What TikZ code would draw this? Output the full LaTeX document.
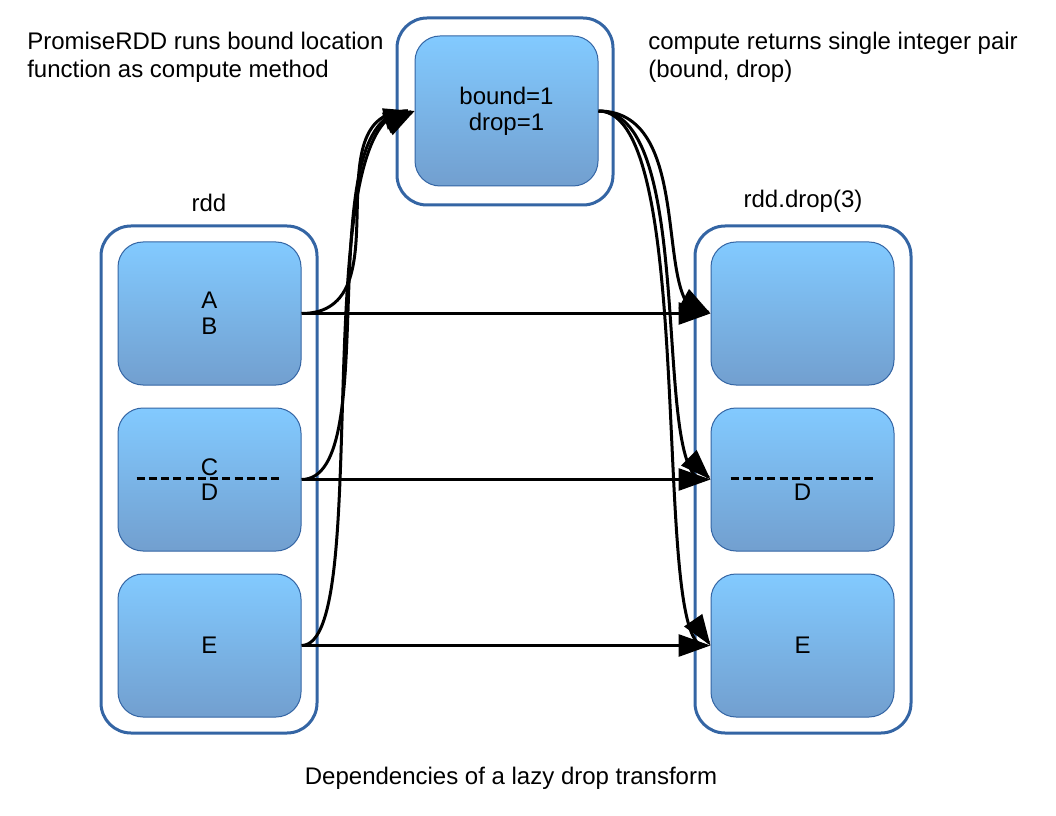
\documentclass[tikz,border=0pt]{standalone}
\usepackage{fontspec}
\setmainfont{Liberation Sans}
\usetikzlibrary{arrows.meta,calc}
\definecolor{frame}{RGB}{52,101,164}
\definecolor{boxtop}{RGB}{130,202,255}
\definecolor{boxbot}{RGB}{114,159,207}
\begin{document}
\begin{tikzpicture}[x=0.75pt,y=-0.75pt,
  container/.style={draw=frame,line width=2.25pt,rounded corners=22.5pt,fill=white,minimum width=162pt,inner sep=0pt},
  part/.style={draw=frame,line width=0.75pt,rounded corners=18.75pt,top color=boxtop,bottom color=boxbot,
    minimum width=137.25pt,minimum height=107.25pt,inner sep=0pt,align=center,font=\fontsize{18}{19.3}\selectfont},
  txt/.style={inner sep=0pt,font=\fontsize{18}{21}\selectfont},
  conn/.style={line width=2.25pt,-{Triangle[length=24pt,width=16.5pt]}},
  curve/.style={line width=2.25pt,shorten >=5pt},
  tip/.style={line width=2.25pt,-{Triangle[length=23pt,width=16pt]}},
  sep/.style={line width=2.25pt,dash pattern=on 6pt off 3.2pt}]
\useasboundingbox (0,0) rectangle (1056,816);
% containers
\node[container,minimum height=380.25pt] (lo) at (209,479.5) {};
\node[container,minimum height=380.25pt] (ro) at (803,479.5) {};
\node[container,minimum height=140.25pt] (to) at (505,111.5) {};
% partitions
\node[part] (l1) at (209.5,313.5) {A\\B};
\node[part] (l2) at (209.5,479.5) {C\\D};
\node[part] (l3) at (209.5,645.5) {E};
\node[part] (r1) at (802.5,313.5) {};
\node[part] (r2) at (802.5,479.5) {\phantom{C}\\D};
\node[part] (r3) at (802.5,645.5) {E};
\node[part,minimum height=112.5pt] (t1) at (506.5,111) {bound=1\\drop=1};
% separators
\draw[sep] ([xshift=14.25pt,yshift=1pt]l2.west) -- ([xshift=-13.5pt,yshift=1pt]l2.east);
\draw[sep] ([xshift=15pt,yshift=0.5pt]r2.west) -- ([xshift=-13.5pt,yshift=0.5pt]r2.east);
% labels
\node[txt] (lbl) at (209,203) {rdd};
\node[txt] (rbl) at (803,201) {rdd.drop(3)};
\node[txt,anchor=north west,align=left] (note1) at (27,32) {PromiseRDD runs bound location\\function as compute method};
\node[txt,anchor=north west,align=left] (note2) at (648,32) {compute returns single integer pair\\(bound, drop)};
\node[txt] (cap) at (511,778) {Dependencies of a lazy drop transform};
% straight arrows
\draw[conn] (l1.east) -- (r1.west);
\draw[conn] (l2.east) -- (r2.west);
\draw[conn] (l3.east) -- (r3.west);
% curves to compute
\draw[curve] (l1.east) .. controls +(105,0) and +(-105,0) .. (t1.west) coordinate[pos=0.88] (c1);
\draw[curve] (l2.east) .. controls +(85,0) and +(-108,0) .. (t1.west) coordinate[pos=0.89] (c2);
\draw[curve] (l3.east) .. controls +(74,0) and +(-111,0) .. (t1.west) coordinate[pos=0.9] (c3);
\draw[tip] ($(c1)!0.9!(t1.west)$) -- (t1.west);
\draw[tip] ($(c2)!0.9!(t1.west)$) -- (t1.west);
\draw[tip] ($(c3)!0.9!(t1.west)$) -- (t1.west);
% curves from compute
\draw[curve] (t1.east) .. controls +(100,0) and +(-60,0) .. (r1.west) coordinate[pos=0.86] (d1);
\draw[curve] (t1.east) .. controls +(100,0) and +(-60,0) .. (r2.west) coordinate[pos=0.86] (d2);
\draw[curve] (t1.east) .. controls +(100,0) and +(-60,0) .. (r3.west) coordinate[pos=0.86] (d3);
\draw[tip] ($(d1)!0.9!(r1.west)$) -- (r1.west);
\draw[tip] ($(d2)!0.9!(r2.west)$) -- (r2.west);
\draw[tip] ($(d3)!0.9!(r3.west)$) -- (r3.west);
\end{tikzpicture}
\end{document}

════════

Do not include the images; transcribe the rest of the listing exactly.

What TikZ code would draw this? Output the full LaTeX document.
\documentclass[tikz,border=0pt]{standalone}
\usepackage{fontspec}
\setmainfont{Liberation Sans}
\usetikzlibrary{arrows.meta,calc}
\definecolor{frame}{RGB}{52,101,164}
\definecolor{boxtop}{RGB}{130,202,255}
\definecolor{boxbot}{RGB}{114,159,207}
\begin{document}
\begin{tikzpicture}[x=0.75pt,y=-0.75pt,
  container/.style={draw=frame,line width=2.25pt,rounded corners=22.5pt,fill=white,minimum width=162pt,inner sep=0pt},
  part/.style={draw=frame,line width=0.75pt,rounded corners=18.75pt,top color=boxtop,bottom color=boxbot,
    minimum width=137.25pt,minimum height=107.25pt,inner sep=0pt,align=center,font=\fontsize{18}{19.3}\selectfont},
  txt/.style={inner sep=0pt,font=\fontsize{18}{21}\selectfont},
  conn/.style={line width=2.25pt,-{Triangle[length=24pt,width=16.5pt]}},
  curve/.style={line width=2.25pt,shorten >=5pt},
  tip/.style={line width=2.25pt,-{Triangle[length=23pt,width=16pt]}},
  sep/.style={line width=2.25pt,dash pattern=on 6pt off 3.2pt}]
\useasboundingbox (0,0) rectangle (1056,816);
% containers
\node[container,minimum height=380.25pt] (lo) at (209,479.5) {};
\node[container,minimum height=380.25pt] (ro) at (803,479.5) {};
\node[container,minimum height=140.25pt] (to) at (505,111.5) {};
% partitions
\node[part] (l1) at (209.5,313.5) {A\\B};
\node[part] (l2) at (209.5,479.5) {C\\D};
\node[part] (l3) at (209.5,645.5) {E};
\node[part] (r1) at (802.5,313.5) {};
\node[part] (r2) at (802.5,479.5) {\phantom{C}\\D};
\node[part] (r3) at (802.5,645.5) {E};
\node[part,minimum height=112.5pt] (t1) at (506.5,111) {bound=1\\drop=1};
% separators
\draw[sep] ([xshift=14.25pt,yshift=1pt]l2.west) -- ([xshift=-13.5pt,yshift=1pt]l2.east);
\draw[sep] ([xshift=15pt,yshift=0.5pt]r2.west) -- ([xshift=-13.5pt,yshift=0.5pt]r2.east);
% labels
\node[txt] (lbl) at (209,203) {rdd};
\node[txt] (rbl) at (803,201) {rdd.drop(3)};
\node[txt,anchor=north west,align=left] (note1) at (27,32) {PromiseRDD runs bound location\\function as compute method};
\node[txt,anchor=north west,align=left] (note2) at (648,32) {compute returns single integer pair\\(bound, drop)};
\node[txt] (cap) at (511,778) {Dependencies of a lazy drop transform};
% straight arrows
\draw[conn] (l1.east) -- (r1.west);
\draw[conn] (l2.east) -- (r2.west);
\draw[conn] (l3.east) -- (r3.west);
% curves to compute
\draw[curve] (l1.east) .. controls +(105,0) and +(-105,0) .. (t1.west) coordinate[pos=0.88] (c1);
\draw[curve] (l2.east) .. controls +(85,0) and +(-108,0) .. (t1.west) coordinate[pos=0.89] (c2);
\draw[curve] (l3.east) .. controls +(74,0) and +(-111,0) .. (t1.west) coordinate[pos=0.9] (c3);
\draw[tip] ($(c1)!0.9!(t1.west)$) -- (t1.west);
\draw[tip] ($(c2)!0.9!(t1.west)$) -- (t1.west);
\draw[tip] ($(c3)!0.9!(t1.west)$) -- (t1.west);
% curves from compute
\draw[curve] (t1.east) .. controls +(100,0) and +(-60,0) .. (r1.west) coordinate[pos=0.86] (d1);
\draw[curve] (t1.east) .. controls +(100,0) and +(-60,0) .. (r2.west) coordinate[pos=0.86] (d2);
\draw[curve] (t1.east) .. controls +(100,0) and +(-60,0) .. (r3.west) coordinate[pos=0.86] (d3);
\draw[tip] ($(d1)!0.9!(r1.west)$) -- (r1.west);
\draw[tip] ($(d2)!0.9!(r2.west)$) -- (r2.west);
\draw[tip] ($(d3)!0.9!(r3.west)$) -- (r3.west);
\end{tikzpicture}
\end{document}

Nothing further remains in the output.